21 setembro 2006

Vôo United 93



Nota: 5

É difícil fazer arte a quente. Pelo menos, boa arte. OK, Picasso pintou Guernica no mesmo ano do bombardeio da cidade basca, durante a Guerra Civil Espanhola (1936-1939), mas quantos picassos existirão no cinema atual? Certamente, Paul Greengrass não é um deles, ainda que tenha mostrado saudáveis traços autorais em Domingo Sangrento, docudrama que o colocou no mapa de Hollywood em 2002.

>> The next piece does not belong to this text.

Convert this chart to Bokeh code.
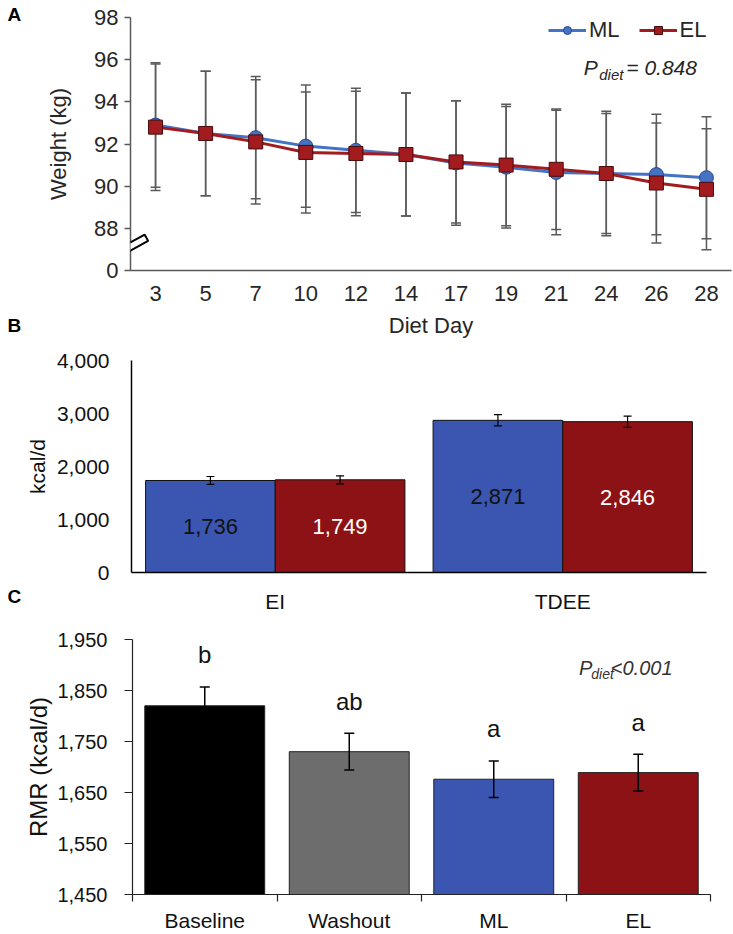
from bokeh.plotting import figure
from bokeh.layouts import column, row
from bokeh.models import (FactorRange, Range1d, FixedTicker, Whisker, TeeHead, ColumnDataSource,
                          Legend, LegendItem, Label, NumeralTickFormatter)
from bokeh.transform import dodge
from bokeh.core.properties import value
from bokeh.embed import file_html
from bokeh.resources import INLINE

FONT = "Liberation Sans"
TXT = "#262626"

# ---------------- data ----------------
# Panel A: body weight by diet day
days = ["3", "5", "7", "10", "12", "14", "17", "19", "21", "24", "26", "28"]
ml_weight = [92.9, 92.5, 92.3, 91.9, 91.7, 91.5, 91.1, 90.9, 90.65, 90.6, 90.55, 90.4]
el_weight = [92.8, 92.5, 92.1, 91.6, 91.55, 91.5, 91.15, 91.0, 90.8, 90.6, 90.15, 89.85]
ml_sd = [2.95, 2.95, 2.9, 2.9, 2.95, 2.92, 2.95, 2.88, 2.95, 2.85, 2.86, 2.89]
el_sd = [3.0, 2.95, 2.95, 2.87, 2.95, 2.92, 2.9, 2.88, 2.86, 2.95, 2.85, 2.87]
weight_ticks = [86, 88, 90, 92, 94, 96, 98]
weight_tick_overrides = {86: "0"}
series_names = ["ML", "EL"]
p_diet_a = "= 0.848"

# Panel B: energy intake / expenditure
energy_cats = ["EI", "TDEE"]
ml_energy = [1736, 2871]
el_energy = [1749, 2846]
ml_energy_err = [75, 106]
el_energy_err = [75, 106]
energy_ticks = [0, 1000, 2000, 3000, 4000]

# Panel C: RMR
rmr_cats = ["Baseline", "Washout", "ML", "EL"]
rmr_vals = [1820, 1730, 1676, 1689]
rmr_err = [37, 36, 36, 36]
rmr_letters = ["b", "ab", "a", "a"]
rmr_ticks = [1450, 1550, 1650, 1750, 1850, 1950]
p_diet_c = "<0.001"

panel_letters = ["A", "B", "C"]

BLUE_LINE = "#4472C4"
RED_LINE = "#A21C1F"
BLUE_BAR = "#3A56B0"
RED_BAR = "#8C1216"
rmr_colors = ["#000000", "#6D6D6D", BLUE_BAR, RED_BAR]

PAGE_W, PAGE_H = 733, 934
H_A, H_B = 344, 271
H_C = PAGE_H - H_A - H_B
STRIP_W = 22
MAIN_W = PAGE_W - STRIP_W
LEFT = 130 - STRIP_W


def style_common(p):
    p.grid.visible = False
    p.outline_line_color = None
    p.background_fill_color = "white"
    p.border_fill_color = "white"


# ---------------- panel letters strip ----------------
strip = figure(width=STRIP_W, height=PAGE_H, x_range=Range1d(0, STRIP_W), y_range=Range1d(PAGE_H, 0),
               output_backend="svg", toolbar_location=None, min_border=0, frame_align=False,
               x_axis_location=None, y_axis_location=None)
style_common(strip)
strip.text(x=[7, 7, 7], y=[14, 325, 596], text=panel_letters, text_font=value(FONT), text_font_size="19px",
           text_font_style="bold", text_color="black", text_align="left", text_baseline="middle")

# ---------------- Panel A ----------------
pA = figure(width=MAIN_W, height=H_A, x_range=FactorRange(*days, range_padding=0),
            y_range=Range1d(86, 98), output_backend="svg", toolbar_location=None, frame_align=False,
            min_border_left=LEFT, min_border_right=2, min_border_top=17, min_border_bottom=H_A - 270)
style_common(pA)

srcs = []
for vals, sds in ((ml_weight, ml_sd), (el_weight, el_sd)):
    srcs.append(ColumnDataSource(dict(day=days, w=vals,
                                      up=[v + s for v, s in zip(vals, sds)],
                                      lo=[v - s for v, s in zip(vals, sds)])))

for s in srcs:
    wk = Whisker(source=s, base="day", upper="up", lower="lo", line_color="#5a5a5a", line_width=1.5,
                 level="underlay",
                 upper_head=TeeHead(size=10, line_color="#5a5a5a", line_width=1.5),
                 lower_head=TeeHead(size=10, line_color="#5a5a5a", line_width=1.5))
    pA.add_layout(wk)

l_ml = pA.line("day", "w", source=srcs[0], line_color=BLUE_LINE, line_width=3)
s_ml = pA.scatter("day", "w", source=srcs[0], marker="circle", size=14, fill_color=BLUE_LINE,
                  line_color="#2B4A8A", line_width=1)
l_el = pA.line("day", "w", source=srcs[1], line_color=RED_LINE, line_width=3)
s_el = pA.scatter("day", "w", source=srcs[1], marker="square", size=14, fill_color=RED_LINE,
                  line_color="#4A0A0C", line_width=1)

leg = Legend(items=[LegendItem(label=series_names[0], renderers=[l_ml, s_ml]),
                    LegendItem(label=series_names[1], renderers=[l_el, s_el])],
             orientation="horizontal", location=(418, 227), glyph_width=38, glyph_height=20,
             label_standoff=3, spacing=19, padding=0, margin=0, border_line_color=None,
             background_fill_alpha=0, label_text_font_size="22px", label_text_font=FONT,
             label_text_color=TXT, label_height=20)
pA.add_layout(leg)

yA = pA.yaxis[0]
yA.ticker = FixedTicker(ticks=weight_ticks)
yA.major_label_overrides = weight_tick_overrides
yA.axis_label = "Weight (kg)"
xA = pA.xaxis[0]
xA.axis_label = "Diet Day"
for ax in (xA, yA):
    ax.axis_line_color = "#595959"
    ax.axis_line_width = 1.5
    ax.major_tick_line_color = "#595959"
    ax.major_tick_line_width = 1.5
    ax.major_tick_in = 0
    ax.minor_tick_line_color = None
    ax.major_label_text_font = FONT
    ax.major_label_text_font_size = "22px"
    ax.major_label_text_color = TXT
    ax.axis_label_text_font = FONT
    ax.axis_label_text_font_size = "22px"
    ax.axis_label_text_font_style = "normal"
    ax.axis_label_text_color = TXT
yA.major_tick_out = 6
yA.major_label_standoff = 6
yA.axis_label_standoff = 20
xA.major_tick_out = 0
xA.major_label_standoff = 15
xA.axis_label_standoff = 9

# axis break mark
pA.add_layout(Label(x=0, y=87.14, text=" ", text_font_size="1px", angle=0.5, text_align="center",
                    text_baseline="middle", background_fill_color="white", border_line_color="black",
                    border_line_width=2, padding=(18, 3)))

# P value
pA.add_layout(Label(x=9.05, y=95.63, text="P", text_font=FONT, text_font_size="21px",
                    text_font_style="italic", text_color=TXT, text_baseline="middle"))
pA.add_layout(Label(x=9.36, y=95.30, text="diet", text_font=FONT, text_font_size="15px",
                    text_font_style="italic", text_color=TXT, text_baseline="middle"))
pA.add_layout(Label(x=9.9, y=95.63, text=p_diet_a, text_font=FONT, text_font_size="21px",
                    text_font_style="italic", text_color=TXT, text_baseline="middle"))

# ---------------- Panel B ----------------
pB = figure(width=MAIN_W, height=H_B, x_range=FactorRange(*energy_cats, range_padding=0),
            y_range=Range1d(0, 4000), output_backend="svg", toolbar_location=None, frame_align=False,
            min_border_left=LEFT, min_border_right=27, min_border_top=360 - H_A,
            min_border_bottom=H_A + H_B - 573)
style_common(pB)
BW = 0.451
for vals, errs, off, col, tcol in ((ml_energy, ml_energy_err, -BW / 2, BLUE_BAR, "#111111"),
                                   (el_energy, el_energy_err, BW / 2, RED_BAR, "white")):
    src = ColumnDataSource(dict(cat=energy_cats, v=vals,
                                up=[v + e for v, e in zip(vals, errs)],
                                lo=[v - e for v, e in zip(vals, errs)],
                                mid=[v / 2 for v in vals],
                                lab=[f"{v:,}" for v in vals]))
    xs = dodge("cat", off, range=pB.x_range)
    pB.vbar(x=xs, top="v", width=BW, source=src, fill_color=col, line_color="#111111", line_width=1)
    pB.add_layout(Whisker(source=src, base=xs, upper="up", lower="lo", line_color="black", line_width=1.2,
                          level="annotation",
                          upper_head=TeeHead(size=8, line_color="black", line_width=1.2),
                          lower_head=TeeHead(size=8, line_color="black", line_width=1.2)))
    pB.text(x=xs, y="mid", text="lab", source=src, text_font=value(FONT), text_font_size="22px",
            text_color=tcol, text_align="center", text_baseline="middle")

yB = pB.yaxis[0]
yB.ticker = FixedTicker(ticks=energy_ticks)
yB.formatter = NumeralTickFormatter(format="0,0")
yB.axis_label = "kcal/d"
xB = pB.xaxis[0]
for ax in (xB, yB):
    ax.axis_line_color = "black"
    ax.axis_line_width = 1.5
    ax.major_tick_out = 0
    ax.major_tick_in = 0
    ax.minor_tick_line_color = None
    ax.major_label_text_font = FONT
    ax.major_label_text_font_size = "21px"
    ax.major_label_text_color = "#111111"
    ax.axis_label_text_font = FONT
    ax.axis_label_text_font_size = "21px"
    ax.axis_label_text_font_style = "normal"
    ax.axis_label_text_color = "#111111"
yB.major_label_standoff = 22
yB.axis_label_standoff = 5
xB.major_label_standoff = 17

# ---------------- Panel C ----------------
pC = figure(width=MAIN_W, height=H_C, x_range=Range1d(0, len(rmr_cats)), y_range=Range1d(1450, 1950),
            output_backend="svg", toolbar_location=None, frame_align=False,
            min_border_left=LEFT, min_border_right=23, min_border_top=639 - H_A - H_B,
            min_border_bottom=PAGE_H - 895)
style_common(pC)
xc = [i + 0.5 for i in range(len(rmr_cats))]
srcC = ColumnDataSource(dict(x=xc, v=rmr_vals, col=rmr_colors, let=rmr_letters,
                             up=[v + e for v, e in zip(rmr_vals, rmr_err)],
                             lo=[v - e for v, e in zip(rmr_vals, rmr_err)]))
pC.vbar(x="x", top="v", bottom=1450, width=0.83, source=srcC, fill_color="col", line_color="#222222",
        line_width=1)
pC.add_layout(Whisker(source=srcC, base="x", upper="up", lower="lo", line_color="black", line_width=1.5,
                      level="annotation",
                      upper_head=TeeHead(size=10, line_color="black", line_width=1.5),
                      lower_head=TeeHead(size=10, line_color="black", line_width=1.5)))
pC.text(x="x", y="up", text="let", source=srcC, y_offset=-32, text_font=value(FONT),
        text_font_size="24px", text_color="#111111", text_align="center", text_baseline="middle")

yC = pC.yaxis[0]
yC.ticker = FixedTicker(ticks=rmr_ticks)
yC.formatter = NumeralTickFormatter(format="0,0")
yC.axis_label = "RMR (kcal/d)"
xC = pC.xaxis[0]
xC.ticker = FixedTicker(ticks=xc, minor_ticks=list(range(len(rmr_cats) + 1)))
xC.major_label_overrides = {x: c for x, c in zip(xc, rmr_cats)}
for ax in (xC, yC):
    ax.axis_line_color = "#222222"
    ax.axis_line_width = 1.2
    ax.major_tick_line_color = "#222222"
    ax.major_tick_line_width = 1.2
    ax.major_tick_in = 0
    ax.major_label_text_font = FONT
    ax.major_label_text_font_size = "21px"
    ax.major_label_text_color = "#111111"
    ax.axis_label_text_font = FONT
    ax.axis_label_text_font_size = "24px"
    ax.axis_label_text_font_style = "normal"
    ax.axis_label_text_color = "#111111"
yC.major_label_text_font_size = "20px"
yC.major_tick_out = 8
yC.minor_tick_line_color = None
yC.major_label_standoff = 17
yC.axis_label_standoff = 2
xC.major_tick_out = 0
xC.minor_tick_out = 7
xC.minor_tick_in = 0
xC.minor_tick_line_color = "#222222"
xC.minor_tick_line_width = 1.2
xC.major_label_standoff = 7
xC.axis_label_standoff = 0

pC.add_layout(Label(x=3.09, y=1895, text="P", text_font=FONT, text_font_size="20px",
                    text_font_style="italic", text_color="#333333", text_baseline="middle"))
pC.add_layout(Label(x=3.175, y=1883, text="diet", text_font=FONT, text_font_size="14px",
                    text_font_style="italic", text_color="#333333", text_baseline="middle"))
pC.add_layout(Label(x=3.31, y=1895, text=p_diet_c, text_font=FONT, text_font_size="20px",
                    text_font_style="italic", text_color="#333333", text_baseline="middle"))

page = row(strip, column(pA, pB, pC, spacing=0), spacing=0)
open("out.html", "w").write(file_html(page, INLINE))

O problema desse Vôo United 93 é o excesso de concessões que faz e as liberdades históricas que toma com um tema que ainda está, por assim dizer, "na boca do povo". Alguns dos problemas:
- Não, não está provado que a revolta dos passageiros tenha sido motivada por heroísmo, e não por instinto de sobrevivência -o que é, aliás, totalmente compreensível, mas pouco "hollywoodiano";
- Não, não está provado que o avião tenha caído como conseqüência da ação dos passageiros, que teriam desconfiado de que ele se dirigia à Casa Branca ou ao Congresso;
- Ainda está para ser esclarecida a hipótese cada vez mais verossímil de que o vice-presidente norte-americano, Dick Cheney, naquele momento dando as cartas do jogo enquanto George W. Bush lia uma história infantil numa escola pública na Flórida, tenha usado as regras de engajamento em vigor e mandado caças abater o avião cheio de civis. Mas o filme é de ficção, e Greengrass poderia ter feito o que quisesse com ele, argumenta você. Poderia, mas não fez: o britânico ouviu as famílias das vítimas e respeitou demais todas as objeções feitas -é gente demais dando palpite na obra alheia. Não que os 111 minutos sejam totalmente perdidos. Greengrass consegue passar sua visão do que deve ter sido o sentimento de claustrofobia e inevitabilidade de alguns passageiros, assim como o caos e o desencontro de informações que dominavam os bastidores do sistema de controle aéreo e as forças de segurança daquele dia. Mas é pouco. Vôo 93 é um filme sobre um momento histórico, mas está longe de ser um filme histórico.